Job: Report every line in the listing that contains the string "Write".

Provided data:
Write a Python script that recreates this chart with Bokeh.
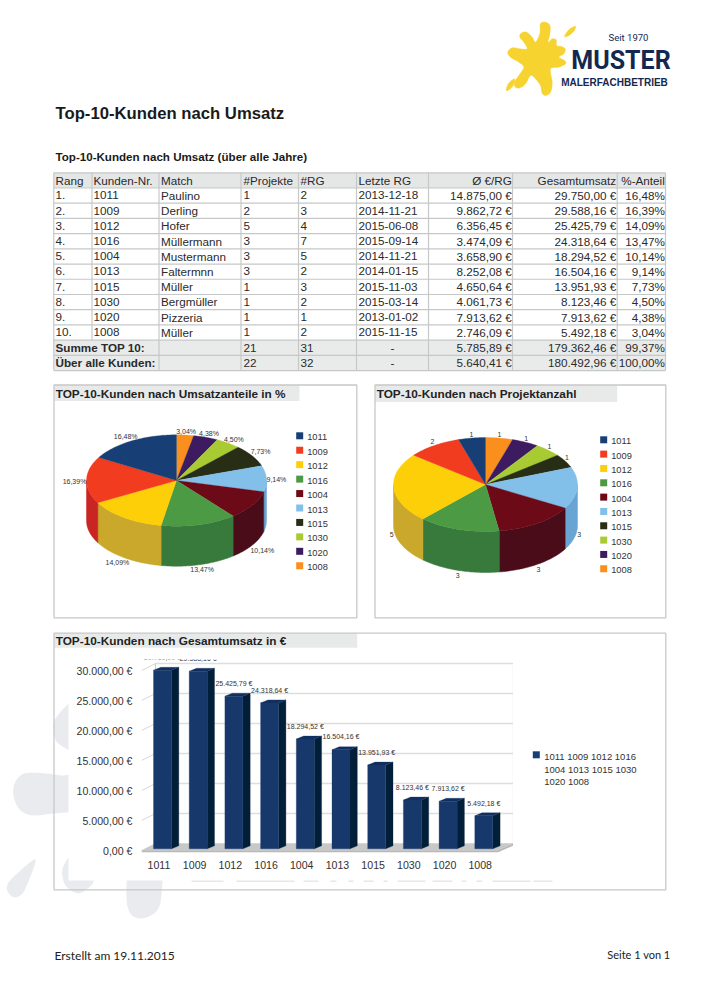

==

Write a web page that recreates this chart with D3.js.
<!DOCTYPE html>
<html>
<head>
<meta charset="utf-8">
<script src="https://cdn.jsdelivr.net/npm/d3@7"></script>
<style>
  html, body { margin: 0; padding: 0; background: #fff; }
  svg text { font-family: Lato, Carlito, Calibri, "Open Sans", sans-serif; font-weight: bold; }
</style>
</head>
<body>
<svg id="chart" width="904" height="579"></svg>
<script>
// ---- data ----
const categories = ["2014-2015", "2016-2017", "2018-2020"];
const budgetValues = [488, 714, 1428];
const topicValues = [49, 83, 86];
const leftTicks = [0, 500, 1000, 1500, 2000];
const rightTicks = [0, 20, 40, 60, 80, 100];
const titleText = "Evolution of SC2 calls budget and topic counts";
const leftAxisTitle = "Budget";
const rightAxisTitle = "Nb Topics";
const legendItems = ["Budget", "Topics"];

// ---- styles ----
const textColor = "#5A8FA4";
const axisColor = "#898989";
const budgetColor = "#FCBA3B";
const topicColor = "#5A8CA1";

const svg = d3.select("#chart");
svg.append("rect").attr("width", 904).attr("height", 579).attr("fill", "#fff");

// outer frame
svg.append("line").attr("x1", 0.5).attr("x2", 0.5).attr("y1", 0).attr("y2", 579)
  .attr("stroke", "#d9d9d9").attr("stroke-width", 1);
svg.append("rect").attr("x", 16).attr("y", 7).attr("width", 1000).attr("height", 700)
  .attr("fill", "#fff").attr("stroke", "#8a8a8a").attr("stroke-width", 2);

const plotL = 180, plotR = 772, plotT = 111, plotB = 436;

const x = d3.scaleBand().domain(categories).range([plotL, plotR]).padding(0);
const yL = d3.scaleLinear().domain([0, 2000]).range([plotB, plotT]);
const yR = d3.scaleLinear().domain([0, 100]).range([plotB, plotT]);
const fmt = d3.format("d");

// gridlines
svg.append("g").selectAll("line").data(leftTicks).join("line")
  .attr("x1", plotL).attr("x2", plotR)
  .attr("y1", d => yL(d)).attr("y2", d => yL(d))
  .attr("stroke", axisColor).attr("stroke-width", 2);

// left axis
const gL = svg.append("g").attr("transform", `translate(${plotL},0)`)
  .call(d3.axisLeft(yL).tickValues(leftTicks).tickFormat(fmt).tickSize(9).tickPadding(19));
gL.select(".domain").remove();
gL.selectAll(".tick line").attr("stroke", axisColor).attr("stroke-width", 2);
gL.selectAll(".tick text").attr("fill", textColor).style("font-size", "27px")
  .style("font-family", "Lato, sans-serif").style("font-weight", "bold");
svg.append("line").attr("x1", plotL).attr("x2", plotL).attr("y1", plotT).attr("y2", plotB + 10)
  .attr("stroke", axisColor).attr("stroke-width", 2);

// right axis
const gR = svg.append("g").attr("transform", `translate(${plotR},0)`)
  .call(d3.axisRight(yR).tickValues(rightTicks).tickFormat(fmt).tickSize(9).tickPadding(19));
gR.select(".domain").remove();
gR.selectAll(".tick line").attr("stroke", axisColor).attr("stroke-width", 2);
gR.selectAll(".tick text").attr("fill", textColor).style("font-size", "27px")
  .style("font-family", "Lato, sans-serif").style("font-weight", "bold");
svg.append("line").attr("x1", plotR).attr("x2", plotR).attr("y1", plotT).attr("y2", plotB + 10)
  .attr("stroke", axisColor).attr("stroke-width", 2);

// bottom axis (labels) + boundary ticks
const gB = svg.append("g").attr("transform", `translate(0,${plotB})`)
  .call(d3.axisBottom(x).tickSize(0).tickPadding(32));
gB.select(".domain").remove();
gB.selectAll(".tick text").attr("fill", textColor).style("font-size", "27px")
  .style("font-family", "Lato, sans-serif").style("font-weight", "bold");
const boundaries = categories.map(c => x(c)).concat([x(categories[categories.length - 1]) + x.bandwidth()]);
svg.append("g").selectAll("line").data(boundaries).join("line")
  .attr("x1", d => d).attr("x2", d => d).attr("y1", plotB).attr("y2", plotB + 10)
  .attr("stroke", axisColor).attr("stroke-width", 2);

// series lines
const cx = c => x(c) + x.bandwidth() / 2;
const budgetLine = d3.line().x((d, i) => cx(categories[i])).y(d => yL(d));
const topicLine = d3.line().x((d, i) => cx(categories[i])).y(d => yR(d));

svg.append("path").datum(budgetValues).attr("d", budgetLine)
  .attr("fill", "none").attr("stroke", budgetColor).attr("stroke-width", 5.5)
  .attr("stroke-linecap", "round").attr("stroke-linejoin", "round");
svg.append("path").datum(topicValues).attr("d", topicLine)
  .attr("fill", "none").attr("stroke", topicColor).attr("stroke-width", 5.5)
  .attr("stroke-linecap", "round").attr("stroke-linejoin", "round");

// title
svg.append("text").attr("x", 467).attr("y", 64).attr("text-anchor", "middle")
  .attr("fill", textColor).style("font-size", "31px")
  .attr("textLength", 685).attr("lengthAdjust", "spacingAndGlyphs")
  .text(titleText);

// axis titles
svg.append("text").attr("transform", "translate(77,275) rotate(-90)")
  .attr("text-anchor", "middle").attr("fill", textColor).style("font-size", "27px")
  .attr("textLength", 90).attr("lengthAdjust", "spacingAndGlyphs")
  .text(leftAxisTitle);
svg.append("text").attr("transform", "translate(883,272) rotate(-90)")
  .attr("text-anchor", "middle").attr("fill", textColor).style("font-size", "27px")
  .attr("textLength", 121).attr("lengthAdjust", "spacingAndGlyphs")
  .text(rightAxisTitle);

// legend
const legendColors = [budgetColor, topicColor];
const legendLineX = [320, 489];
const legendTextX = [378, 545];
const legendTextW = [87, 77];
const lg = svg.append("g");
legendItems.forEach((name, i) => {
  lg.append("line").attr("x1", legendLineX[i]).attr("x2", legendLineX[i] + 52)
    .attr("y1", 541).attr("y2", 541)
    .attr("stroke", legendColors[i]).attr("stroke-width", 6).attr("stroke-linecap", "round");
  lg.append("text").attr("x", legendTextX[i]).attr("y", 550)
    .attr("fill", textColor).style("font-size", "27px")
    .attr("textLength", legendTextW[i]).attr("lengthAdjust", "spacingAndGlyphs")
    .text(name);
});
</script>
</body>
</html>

---

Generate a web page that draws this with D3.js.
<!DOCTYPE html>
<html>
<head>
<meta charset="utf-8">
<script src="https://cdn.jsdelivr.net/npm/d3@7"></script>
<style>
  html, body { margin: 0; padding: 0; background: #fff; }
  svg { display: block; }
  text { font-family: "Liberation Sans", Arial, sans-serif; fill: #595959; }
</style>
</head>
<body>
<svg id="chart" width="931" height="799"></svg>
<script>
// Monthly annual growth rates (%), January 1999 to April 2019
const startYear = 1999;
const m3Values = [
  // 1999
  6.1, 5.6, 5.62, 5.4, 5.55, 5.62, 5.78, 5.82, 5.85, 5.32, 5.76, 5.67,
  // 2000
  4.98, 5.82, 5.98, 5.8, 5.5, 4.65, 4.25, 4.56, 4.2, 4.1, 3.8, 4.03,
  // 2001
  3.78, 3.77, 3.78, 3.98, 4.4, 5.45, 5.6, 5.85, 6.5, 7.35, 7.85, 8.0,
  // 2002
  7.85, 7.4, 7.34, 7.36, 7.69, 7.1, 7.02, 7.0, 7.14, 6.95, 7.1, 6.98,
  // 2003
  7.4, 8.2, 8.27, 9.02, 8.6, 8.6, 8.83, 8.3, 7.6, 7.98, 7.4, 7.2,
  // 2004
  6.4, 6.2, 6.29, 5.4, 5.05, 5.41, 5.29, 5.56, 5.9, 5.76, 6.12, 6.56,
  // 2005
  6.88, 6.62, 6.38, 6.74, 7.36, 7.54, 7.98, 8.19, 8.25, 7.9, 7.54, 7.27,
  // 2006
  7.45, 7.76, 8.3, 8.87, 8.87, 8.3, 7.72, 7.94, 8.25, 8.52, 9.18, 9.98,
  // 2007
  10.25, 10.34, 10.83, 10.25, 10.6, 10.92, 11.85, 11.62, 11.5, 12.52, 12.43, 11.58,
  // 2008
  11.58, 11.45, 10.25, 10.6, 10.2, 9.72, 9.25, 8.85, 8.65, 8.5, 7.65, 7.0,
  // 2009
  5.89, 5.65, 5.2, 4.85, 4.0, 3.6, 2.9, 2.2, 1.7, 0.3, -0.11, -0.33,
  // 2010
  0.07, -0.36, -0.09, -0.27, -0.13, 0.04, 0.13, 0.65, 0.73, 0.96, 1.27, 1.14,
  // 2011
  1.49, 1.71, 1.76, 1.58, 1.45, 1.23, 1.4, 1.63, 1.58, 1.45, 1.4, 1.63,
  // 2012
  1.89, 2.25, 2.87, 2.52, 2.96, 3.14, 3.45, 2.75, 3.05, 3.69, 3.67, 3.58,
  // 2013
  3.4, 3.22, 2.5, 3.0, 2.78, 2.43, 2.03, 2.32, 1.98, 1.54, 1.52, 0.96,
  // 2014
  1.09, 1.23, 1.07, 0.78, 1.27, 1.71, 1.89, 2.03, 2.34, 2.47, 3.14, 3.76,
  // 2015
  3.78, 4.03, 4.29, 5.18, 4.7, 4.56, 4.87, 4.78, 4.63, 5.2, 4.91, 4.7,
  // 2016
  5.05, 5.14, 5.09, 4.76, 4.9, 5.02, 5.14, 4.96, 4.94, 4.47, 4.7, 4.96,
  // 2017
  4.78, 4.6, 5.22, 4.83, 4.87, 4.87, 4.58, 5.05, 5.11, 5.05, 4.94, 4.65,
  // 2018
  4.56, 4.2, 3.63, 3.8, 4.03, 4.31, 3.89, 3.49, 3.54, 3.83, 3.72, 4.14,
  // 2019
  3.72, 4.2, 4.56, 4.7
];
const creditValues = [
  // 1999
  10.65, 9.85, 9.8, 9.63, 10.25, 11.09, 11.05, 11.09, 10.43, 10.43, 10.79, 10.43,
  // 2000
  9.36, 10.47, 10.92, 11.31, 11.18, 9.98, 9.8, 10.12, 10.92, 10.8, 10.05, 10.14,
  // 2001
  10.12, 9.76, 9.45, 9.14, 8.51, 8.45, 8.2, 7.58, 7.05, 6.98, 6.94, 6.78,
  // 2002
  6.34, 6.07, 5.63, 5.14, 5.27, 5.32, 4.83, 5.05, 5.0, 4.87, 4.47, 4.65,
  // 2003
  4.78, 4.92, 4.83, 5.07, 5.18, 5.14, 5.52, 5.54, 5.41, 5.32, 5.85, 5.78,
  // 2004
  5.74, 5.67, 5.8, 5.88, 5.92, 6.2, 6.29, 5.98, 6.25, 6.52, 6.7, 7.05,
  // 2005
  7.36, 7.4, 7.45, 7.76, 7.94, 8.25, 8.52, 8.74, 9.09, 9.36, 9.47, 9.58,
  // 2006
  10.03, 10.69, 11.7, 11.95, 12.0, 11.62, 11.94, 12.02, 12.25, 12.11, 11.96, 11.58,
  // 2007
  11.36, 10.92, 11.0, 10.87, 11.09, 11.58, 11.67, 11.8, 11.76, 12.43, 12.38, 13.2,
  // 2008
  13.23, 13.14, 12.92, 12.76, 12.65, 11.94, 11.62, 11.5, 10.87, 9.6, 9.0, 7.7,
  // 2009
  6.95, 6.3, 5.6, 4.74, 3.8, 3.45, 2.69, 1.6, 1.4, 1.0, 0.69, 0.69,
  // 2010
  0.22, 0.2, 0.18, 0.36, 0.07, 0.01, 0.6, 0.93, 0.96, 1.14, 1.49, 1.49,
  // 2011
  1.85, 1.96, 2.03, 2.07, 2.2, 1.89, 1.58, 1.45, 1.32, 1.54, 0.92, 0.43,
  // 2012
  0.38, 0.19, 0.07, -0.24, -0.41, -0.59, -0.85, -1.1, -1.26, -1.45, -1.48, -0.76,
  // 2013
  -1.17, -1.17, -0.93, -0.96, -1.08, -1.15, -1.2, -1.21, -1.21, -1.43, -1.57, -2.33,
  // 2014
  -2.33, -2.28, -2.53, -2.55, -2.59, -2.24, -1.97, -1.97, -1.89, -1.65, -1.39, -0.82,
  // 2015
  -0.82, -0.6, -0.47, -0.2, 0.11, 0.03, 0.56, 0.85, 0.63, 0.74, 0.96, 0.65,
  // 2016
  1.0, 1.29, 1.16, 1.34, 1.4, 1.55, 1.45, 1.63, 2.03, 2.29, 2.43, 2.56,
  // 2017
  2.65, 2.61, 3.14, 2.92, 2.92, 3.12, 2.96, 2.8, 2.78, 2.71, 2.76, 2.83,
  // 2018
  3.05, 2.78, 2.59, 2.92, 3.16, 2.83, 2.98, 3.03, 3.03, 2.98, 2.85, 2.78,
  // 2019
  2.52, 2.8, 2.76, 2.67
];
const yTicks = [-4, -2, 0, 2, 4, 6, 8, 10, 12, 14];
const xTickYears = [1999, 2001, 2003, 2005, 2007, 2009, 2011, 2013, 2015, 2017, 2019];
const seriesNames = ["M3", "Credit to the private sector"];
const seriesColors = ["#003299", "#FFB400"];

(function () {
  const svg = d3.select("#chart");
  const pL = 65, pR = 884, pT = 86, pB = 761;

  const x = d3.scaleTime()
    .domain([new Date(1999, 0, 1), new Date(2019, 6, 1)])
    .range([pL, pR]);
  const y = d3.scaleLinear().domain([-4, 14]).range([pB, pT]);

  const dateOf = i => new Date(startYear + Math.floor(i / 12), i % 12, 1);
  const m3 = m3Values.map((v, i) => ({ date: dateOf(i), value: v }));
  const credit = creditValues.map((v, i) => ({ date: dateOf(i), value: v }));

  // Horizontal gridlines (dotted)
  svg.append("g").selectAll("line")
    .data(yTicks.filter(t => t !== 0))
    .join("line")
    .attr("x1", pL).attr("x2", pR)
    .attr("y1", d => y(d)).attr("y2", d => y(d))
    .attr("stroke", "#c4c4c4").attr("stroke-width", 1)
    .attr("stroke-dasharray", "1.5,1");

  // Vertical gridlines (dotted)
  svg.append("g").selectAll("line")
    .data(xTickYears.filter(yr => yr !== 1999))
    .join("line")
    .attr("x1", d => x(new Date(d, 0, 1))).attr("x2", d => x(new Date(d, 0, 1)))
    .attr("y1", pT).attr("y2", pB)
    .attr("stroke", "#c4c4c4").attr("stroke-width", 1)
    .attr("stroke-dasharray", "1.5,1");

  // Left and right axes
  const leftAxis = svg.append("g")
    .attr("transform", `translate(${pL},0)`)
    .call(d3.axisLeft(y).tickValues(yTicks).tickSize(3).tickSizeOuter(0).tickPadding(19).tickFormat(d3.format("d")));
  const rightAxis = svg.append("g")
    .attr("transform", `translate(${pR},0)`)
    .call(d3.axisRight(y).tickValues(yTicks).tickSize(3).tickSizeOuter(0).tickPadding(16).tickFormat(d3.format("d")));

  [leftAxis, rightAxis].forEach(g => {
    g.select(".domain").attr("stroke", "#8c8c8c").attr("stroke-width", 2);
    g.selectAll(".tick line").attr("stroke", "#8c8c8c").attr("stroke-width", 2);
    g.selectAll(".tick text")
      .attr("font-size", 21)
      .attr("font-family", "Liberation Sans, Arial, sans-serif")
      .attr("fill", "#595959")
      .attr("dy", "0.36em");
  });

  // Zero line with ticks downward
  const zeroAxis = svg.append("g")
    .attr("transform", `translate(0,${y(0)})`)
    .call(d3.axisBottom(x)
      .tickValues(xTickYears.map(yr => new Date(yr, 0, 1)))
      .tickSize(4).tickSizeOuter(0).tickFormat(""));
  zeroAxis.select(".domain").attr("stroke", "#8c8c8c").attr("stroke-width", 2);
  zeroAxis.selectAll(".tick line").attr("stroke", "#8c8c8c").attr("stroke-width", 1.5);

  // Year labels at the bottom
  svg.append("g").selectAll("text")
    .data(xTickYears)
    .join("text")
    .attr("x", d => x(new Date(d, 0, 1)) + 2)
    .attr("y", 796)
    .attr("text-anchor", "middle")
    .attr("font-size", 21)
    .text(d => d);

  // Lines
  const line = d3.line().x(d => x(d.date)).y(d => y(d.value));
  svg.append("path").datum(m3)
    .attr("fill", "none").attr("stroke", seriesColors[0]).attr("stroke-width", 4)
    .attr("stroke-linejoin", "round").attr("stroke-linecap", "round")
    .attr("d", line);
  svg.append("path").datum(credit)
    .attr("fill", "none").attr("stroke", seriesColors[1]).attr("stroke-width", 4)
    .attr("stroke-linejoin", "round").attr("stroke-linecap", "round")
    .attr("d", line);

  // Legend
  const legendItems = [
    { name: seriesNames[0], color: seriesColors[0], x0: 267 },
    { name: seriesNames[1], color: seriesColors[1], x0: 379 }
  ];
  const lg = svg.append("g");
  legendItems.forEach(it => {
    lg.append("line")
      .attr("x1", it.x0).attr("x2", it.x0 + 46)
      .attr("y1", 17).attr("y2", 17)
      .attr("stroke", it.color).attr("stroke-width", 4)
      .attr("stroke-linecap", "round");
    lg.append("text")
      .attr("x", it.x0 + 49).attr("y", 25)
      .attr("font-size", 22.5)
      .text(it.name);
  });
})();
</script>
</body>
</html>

Written solution:
Write a Python script that recreates this chart with Bokeh.
Write a web page that recreates this chart with D3.js.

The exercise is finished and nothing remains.